Given data:
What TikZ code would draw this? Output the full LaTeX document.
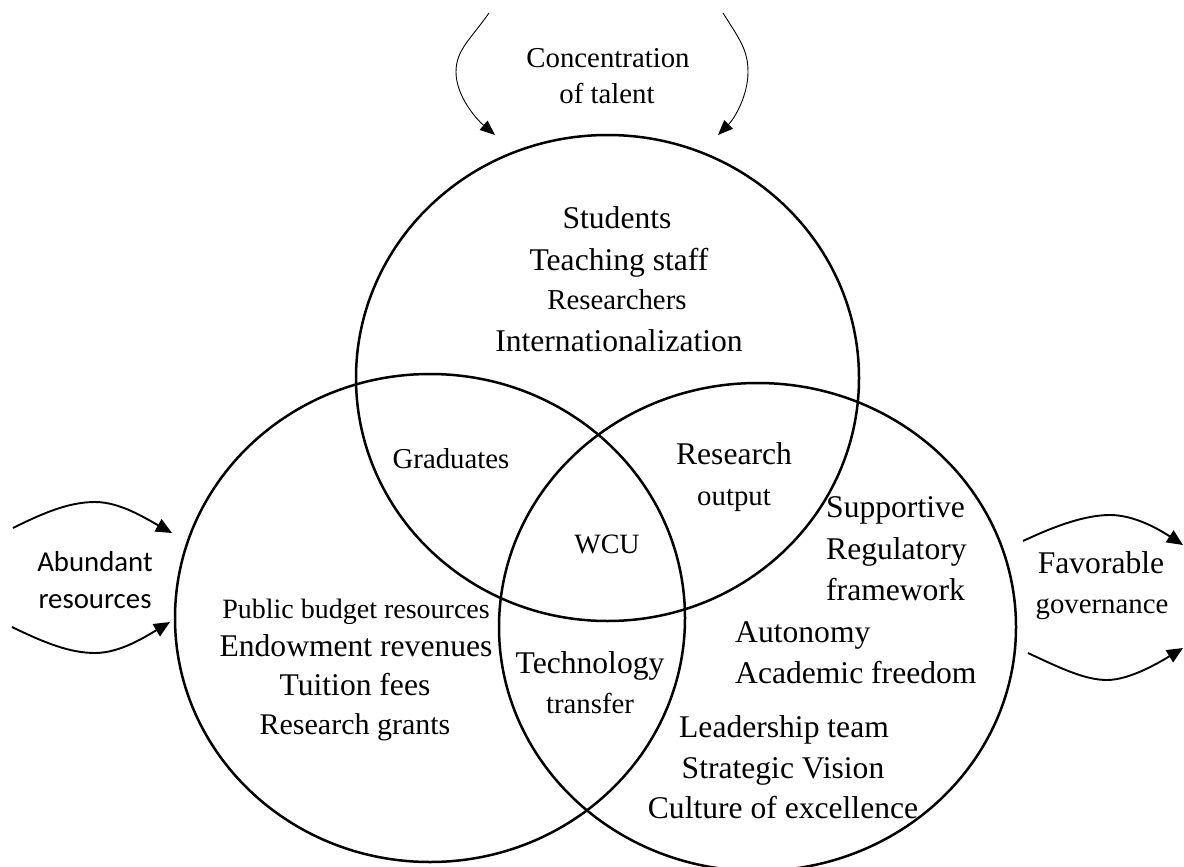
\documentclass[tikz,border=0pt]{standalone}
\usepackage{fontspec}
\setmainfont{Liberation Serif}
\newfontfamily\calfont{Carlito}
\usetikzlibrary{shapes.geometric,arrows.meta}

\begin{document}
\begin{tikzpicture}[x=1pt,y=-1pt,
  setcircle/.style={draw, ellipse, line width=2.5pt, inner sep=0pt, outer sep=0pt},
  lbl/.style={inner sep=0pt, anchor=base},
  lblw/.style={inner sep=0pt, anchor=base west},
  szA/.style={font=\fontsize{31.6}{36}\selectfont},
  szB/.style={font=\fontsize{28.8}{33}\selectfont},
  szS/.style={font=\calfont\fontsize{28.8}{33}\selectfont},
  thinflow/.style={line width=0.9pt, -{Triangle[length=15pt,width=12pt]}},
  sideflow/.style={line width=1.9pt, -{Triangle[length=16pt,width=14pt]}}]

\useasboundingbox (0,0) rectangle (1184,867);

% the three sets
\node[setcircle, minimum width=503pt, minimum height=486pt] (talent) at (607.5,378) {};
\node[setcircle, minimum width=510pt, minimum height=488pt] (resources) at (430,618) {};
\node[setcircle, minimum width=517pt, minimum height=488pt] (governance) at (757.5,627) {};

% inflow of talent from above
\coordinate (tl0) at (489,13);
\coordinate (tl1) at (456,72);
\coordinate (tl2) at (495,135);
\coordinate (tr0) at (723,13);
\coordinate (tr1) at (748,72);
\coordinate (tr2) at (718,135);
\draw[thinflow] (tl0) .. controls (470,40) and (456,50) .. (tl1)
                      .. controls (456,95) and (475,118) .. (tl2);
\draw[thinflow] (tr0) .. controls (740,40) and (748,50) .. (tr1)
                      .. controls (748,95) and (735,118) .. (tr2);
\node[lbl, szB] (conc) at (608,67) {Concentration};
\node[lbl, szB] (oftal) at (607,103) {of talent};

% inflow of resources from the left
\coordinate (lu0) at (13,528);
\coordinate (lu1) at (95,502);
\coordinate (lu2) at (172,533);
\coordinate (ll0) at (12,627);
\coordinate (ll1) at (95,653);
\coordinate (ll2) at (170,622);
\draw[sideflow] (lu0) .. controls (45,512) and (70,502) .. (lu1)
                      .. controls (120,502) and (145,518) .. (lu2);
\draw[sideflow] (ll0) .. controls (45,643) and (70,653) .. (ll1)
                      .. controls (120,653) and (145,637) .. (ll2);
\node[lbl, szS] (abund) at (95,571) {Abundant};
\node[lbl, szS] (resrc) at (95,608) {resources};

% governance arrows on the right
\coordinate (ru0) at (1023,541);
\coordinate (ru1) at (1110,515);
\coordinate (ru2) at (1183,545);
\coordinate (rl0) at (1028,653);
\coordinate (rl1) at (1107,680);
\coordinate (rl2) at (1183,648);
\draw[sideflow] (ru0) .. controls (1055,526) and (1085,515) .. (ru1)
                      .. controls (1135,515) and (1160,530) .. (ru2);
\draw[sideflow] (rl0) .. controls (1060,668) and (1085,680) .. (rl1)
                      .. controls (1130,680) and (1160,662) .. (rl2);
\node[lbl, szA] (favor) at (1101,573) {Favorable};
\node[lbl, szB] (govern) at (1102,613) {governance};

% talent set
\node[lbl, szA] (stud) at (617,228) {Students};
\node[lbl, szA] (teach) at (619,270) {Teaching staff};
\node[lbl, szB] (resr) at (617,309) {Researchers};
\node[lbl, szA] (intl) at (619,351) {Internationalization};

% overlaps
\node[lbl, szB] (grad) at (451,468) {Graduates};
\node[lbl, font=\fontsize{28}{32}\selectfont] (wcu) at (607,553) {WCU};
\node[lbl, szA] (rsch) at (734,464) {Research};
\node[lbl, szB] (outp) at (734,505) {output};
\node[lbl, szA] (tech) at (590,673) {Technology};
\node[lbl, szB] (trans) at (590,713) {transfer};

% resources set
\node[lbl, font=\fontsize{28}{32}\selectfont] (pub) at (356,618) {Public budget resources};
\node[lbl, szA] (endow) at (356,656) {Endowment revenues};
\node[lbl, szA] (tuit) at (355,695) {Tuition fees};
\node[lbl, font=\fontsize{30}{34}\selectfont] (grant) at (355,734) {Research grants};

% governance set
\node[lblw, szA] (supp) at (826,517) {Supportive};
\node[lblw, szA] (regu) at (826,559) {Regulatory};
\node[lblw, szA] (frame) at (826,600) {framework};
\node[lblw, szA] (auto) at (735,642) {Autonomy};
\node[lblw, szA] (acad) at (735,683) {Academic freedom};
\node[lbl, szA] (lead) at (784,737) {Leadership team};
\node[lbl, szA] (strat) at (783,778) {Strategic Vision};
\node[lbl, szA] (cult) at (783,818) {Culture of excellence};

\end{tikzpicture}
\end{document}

Exercise details: Quote, please, every line of the material above from its start through the line that has "szB] (oftal) at", reproducing the words exactly and dropping any images.

Response to the task:
What TikZ code would draw this? Output the full LaTeX document.
\documentclass[tikz,border=0pt]{standalone}
\usepackage{fontspec}
\setmainfont{Liberation Serif}
\newfontfamily\calfont{Carlito}
\usetikzlibrary{shapes.geometric,arrows.meta}

\begin{document}
\begin{tikzpicture}[x=1pt,y=-1pt,
  setcircle/.style={draw, ellipse, line width=2.5pt, inner sep=0pt, outer sep=0pt},
  lbl/.style={inner sep=0pt, anchor=base},
  lblw/.style={inner sep=0pt, anchor=base west},
  szA/.style={font=\fontsize{31.6}{36}\selectfont},
  szB/.style={font=\fontsize{28.8}{33}\selectfont},
  szS/.style={font=\calfont\fontsize{28.8}{33}\selectfont},
  thinflow/.style={line width=0.9pt, -{Triangle[length=15pt,width=12pt]}},
  sideflow/.style={line width=1.9pt, -{Triangle[length=16pt,width=14pt]}}]

\useasboundingbox (0,0) rectangle (1184,867);

% the three sets
\node[setcircle, minimum width=503pt, minimum height=486pt] (talent) at (607.5,378) {};
\node[setcircle, minimum width=510pt, minimum height=488pt] (resources) at (430,618) {};
\node[setcircle, minimum width=517pt, minimum height=488pt] (governance) at (757.5,627) {};

% inflow of talent from above
\coordinate (tl0) at (489,13);
\coordinate (tl1) at (456,72);
\coordinate (tl2) at (495,135);
\coordinate (tr0) at (723,13);
\coordinate (tr1) at (748,72);
\coordinate (tr2) at (718,135);
\draw[thinflow] (tl0) .. controls (470,40) and (456,50) .. (tl1)
                      .. controls (456,95) and (475,118) .. (tl2);
\draw[thinflow] (tr0) .. controls (740,40) and (748,50) .. (tr1)
                      .. controls (748,95) and (735,118) .. (tr2);
\node[lbl, szB] (conc) at (608,67) {Concentration};
\node[lbl, szB] (oftal) at (607,103) {of talent};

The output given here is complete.